If you buy regular takeaway hot drinks, or if you like bringing them with you from home, then a reusable cup is obviously the way to go. But if you’re walking around town and you realise you’ve forgotten your reusable cup, and try as you might you just can’t avoid the temptation of a café coffee, and you don’t have time to drink it inside, then a single-use cup is going to be the better option – one that can be recycled at a café cup recycling point.

Takeaway cold drinks are best avoided by preparing your lunch at home, thus avoiding those lunchtime refrigerated meal deals – which will also save you a fortune.

In-store single-serving fresh-food refrigerators are a nightmare. Not only do they burn through energy like nobody’s business, but they encourage the convenience mind-set that drives consumerism – which, obviously, drives climate breakdown in turn.

(Not that I see how it might be considered more convenient for me to walk all the way to a shop during my lunchtime than to spend five minutes and less than half as much money preparing lunch at home. But anyway.)
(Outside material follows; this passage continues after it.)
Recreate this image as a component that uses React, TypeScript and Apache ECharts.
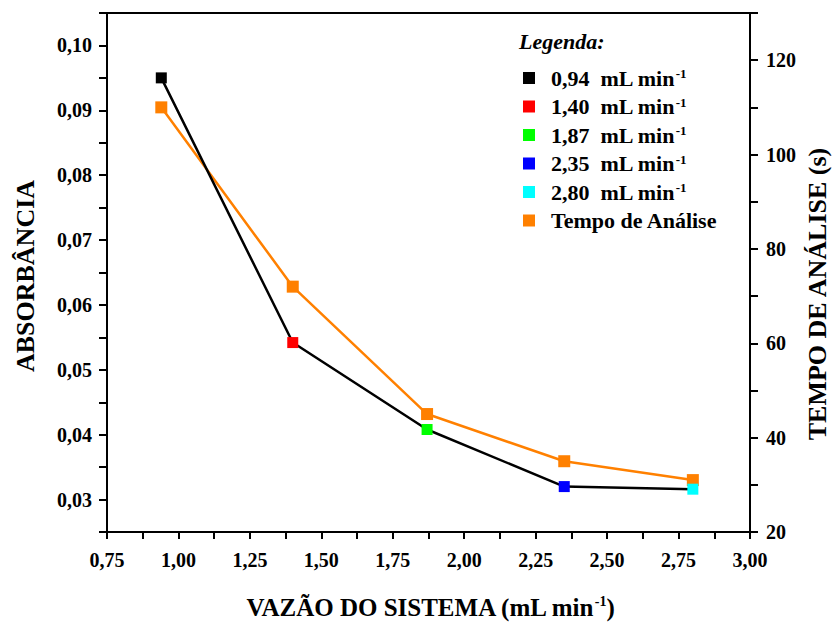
import React, { useEffect, useRef } from "react";
import * as echarts from "echarts";

const flowRates = [0.94, 1.4, 1.87, 2.35, 2.8];
const absorbance = [0.095, 0.0542, 0.0408, 0.032, 0.0316];
const analysisTime = [110, 72, 45, 35, 31];
const flowLabels = ["0,94", "1,40", "1,87", "2,35", "2,80"];
const pointColors = ["#000000", "#ff0000", "#00ff00", "#0000ff", "#00ffff"];
const timeName = "Tempo de Análise";

const FONT = "Liberation Serif";

const fmt = (v: number) => v.toFixed(2).replace(".", ",");
const isMult = (v: number, step: number) => Math.abs(v / step - Math.round(v / step)) < 1e-6;

export default function App() {
  const ref = useRef<HTMLDivElement>(null);
  useEffect(() => {
    document.body.style.margin = "0";
    if (!ref.current) return;
    const chart = echarts.init(ref.current, null, { renderer: "svg" });
    const scatterSeries = flowLabels.map((name, i) => ({
      name,
      type: "scatter",
      xAxisIndex: 0,
      yAxisIndex: 0,
      symbol: "rect",
      symbolSize: 11,
      itemStyle: { color: pointColors[i], opacity: 1 },
      data: [[flowRates[i], absorbance[i]]],
      z: 5,
    }));
    const labelStyle = {
      color: "#000",
      fontFamily: FONT,
      fontWeight: "bold",
      fontSize: 20,
    };
    const option: any = {
      animation: false,
      backgroundColor: "#ffffff",
      textStyle: { fontFamily: FONT, fontWeight: "bold" },
      grid: { left: 107, right: 83, top: 13, bottom: 92, show: true, borderColor: "#000", borderWidth: 2 },
      xAxis: {
        type: "value",
        min: 0.75,
        max: 3.0,
        interval: 0.125,
        axisLine: { lineStyle: { color: "#000", width: 2 } },
        axisTick: { inside: false, length: 7, lineStyle: { color: "#000", width: 2 } },
        splitLine: { show: false },
        axisLabel: {
          ...labelStyle,
          margin: 18,
          showMinLabel: true,
          showMaxLabel: true,
          formatter: (v: number) => (isMult(v, 0.25) ? fmt(v) : ""),
        },
      },
      yAxis: [
        {
          type: "value",
          position: "left",
          min: 0.025,
          max: 0.105,
          interval: 0.005,
          axisLine: { show: true, lineStyle: { color: "#000", width: 2 } },
          axisTick: { show: true, inside: false, length: 8, lineStyle: { color: "#000", width: 2 } },
          splitLine: { show: false },
          axisLabel: {
            ...labelStyle,
            margin: 15,
            formatter: (v: number) => (isMult(v, 0.01) ? fmt(v) : ""),
          },
        },
        {
          type: "value",
          position: "right",
          min: 20,
          max: 130,
          interval: 10,
          axisLine: { show: true, lineStyle: { color: "#000", width: 2 } },
          axisTick: { show: true, inside: false, length: 8, lineStyle: { color: "#000", width: 2 } },
          splitLine: { show: false },
          axisLabel: {
            ...labelStyle,
            margin: 16,
            formatter: (v: number) => (isMult(v, 20) ? String(v) : ""),
          },
        },
      ],
      legend: {
        left: 518,
        top: 62,
        orient: "vertical",
        icon: "rect",
        itemWidth: 12,
        itemHeight: 12,
        itemGap: 6.5,
        data: [...flowLabels, timeName],
        formatter: (name: string) =>
          name === timeName ? `{a|${name}}` : `{a|${name}  mL min}{s|-1}`,
        textStyle: {
          color: "#000",
          fontFamily: FONT,
          fontWeight: "bold",
          fontSize: 22,
          rich: {
            a: { fontFamily: FONT, fontWeight: "bold", fontSize: 22, lineHeight: 22, color: "#000", padding: [0, 0, 0, 11] },
            s: { fontFamily: FONT, fontWeight: "bold", fontSize: 13, lineHeight: 12, verticalAlign: "top", color: "#000" },
          },
        },
      },
      graphic: [
        {
          type: "text",
          left: 519,
          top: 30,
          style: { text: "Legenda:", font: `italic bold 22px ${FONT}`, fill: "#000" },
        },
        {
          type: "text",
          x: 25,
          y: 276,
          rotation: Math.PI / 2,
          style: {
            text: "ABSORBÂNCIA",
            font: `bold 26px ${FONT}`,
            fill: "#000",
            textAlign: "center",
            textVerticalAlign: "middle",
          },
        },
        {
          type: "text",
          x: 817,
          y: 294,
          rotation: Math.PI / 2,
          style: {
            text: "TEMPO DE ANÁLISE (s)",
            font: `bold 26px ${FONT}`,
            fill: "#000",
            textAlign: "center",
            textVerticalAlign: "middle",
          },
        },
        {
          type: "text",
          x: 430,
          y: 607,
          style: {
            text: "{a|VAZÃO DO SISTEMA (mL min}{s|-1}{a|)}",
            textAlign: "center",
            textVerticalAlign: "middle",
            rich: {
              a: { fontFamily: FONT, fontWeight: "bold", fontSize: 25, lineHeight: 26, fill: "#000" },
              s: { fontFamily: FONT, fontWeight: "bold", fontSize: 14, lineHeight: 14, verticalAlign: "top", fill: "#000" },
            },
          },
        },
      ],
      series: [
        {
          name: timeName,
          type: "line",
          xAxisIndex: 0,
          yAxisIndex: 1,
          symbol: "rect",
          symbolSize: 12,
          lineStyle: { color: "#ff8000", width: 2.5 },
          itemStyle: { color: "#ff8000" },
          data: flowRates.map((x, i) => [x, analysisTime[i]]),
          z: 2,
        },
        {
          name: "absorbanceLine",
          type: "line",
          xAxisIndex: 0,
          yAxisIndex: 0,
          symbol: "none",
          lineStyle: { color: "#000", width: 2.5 },
          data: flowRates.map((x, i) => [x, absorbance[i]]),
          z: 3,
        },
        ...scatterSeries,
      ],
    };
    chart.setOption(option);
    return () => chart.dispose();
  }, []);
  return <div ref={ref} style={{ width: 833, height: 624 }} />;
}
So, what can we do if we have a hoard?

We can give them away, obviously, but it depends on whether or not the intended recipients have a reusable cup/bottle already and whether charity shops will receive them willingly or will end up having to pay to dispose of them along with other unsellable ‘donations’.

Can any of these reusables be recycled?

Steel bottles would need to go to the scrap metal bin in the recycling centre. Like saucepans and other sturdy metal items, they can’t be processed with regular, thinner steel cans by domestic recycling facilities.

Aluminium is incredibly valuable and can be recycled indefinitely, and mining raw bauxite for aluminium is among the most ecologically and environmentally harmful processes mankind has developed, but not all aluminium can be processed together. It isn’t possible, for instance, to jam a load of aluminium foil inside a can and recycle the whole lot together, since the foil and the can will smelt at different temperatures and the foil will simply burn up before it has a chance to become anything. Aluminium water bottles are thicker than cans, so again the two could not be processed together. Domestic recycling facilities are geared towards processing cans, so heavier items would need to be taken to a recycling centre and processed separately.

If any of these cups or bottles are made from mixed materials, like plastic and aluminium, then it’s extremely unlikely that any of the plastic would end up being recycled and it might be that the whole product is simply too difficult to process.

The plastic on its own isn’t straightforward, either. Most ‘squeezy’ water bottles are made from LDPE (low-density polyethylene, or plastic number 4), which, while recyclable, has a low value as it can only be processed with mixed pots, tubs and trays into products of limited quality and use.

The more rigid plastic bottles are not usually recyclable from home, but in Exeter we can put them through our granulator along with other problem plastics, which will produce a ‘granulate’ that we can sell to our regional partners who turn it into various composite products.

Bamboo cups can’t be recycled at all.

But the point isn’t to recycle reusable cups and bottles, anyway. It’s to reuse them – and who could possibly hope to use all of these enough times to render them ‘green’?

While reuse is better than recycling, reducing is better still and that includes the number of reusable bottles and cups we bring into our possession.

We can’t afford to leave thousands of reuses in the cupboard – reuses that will simply never be.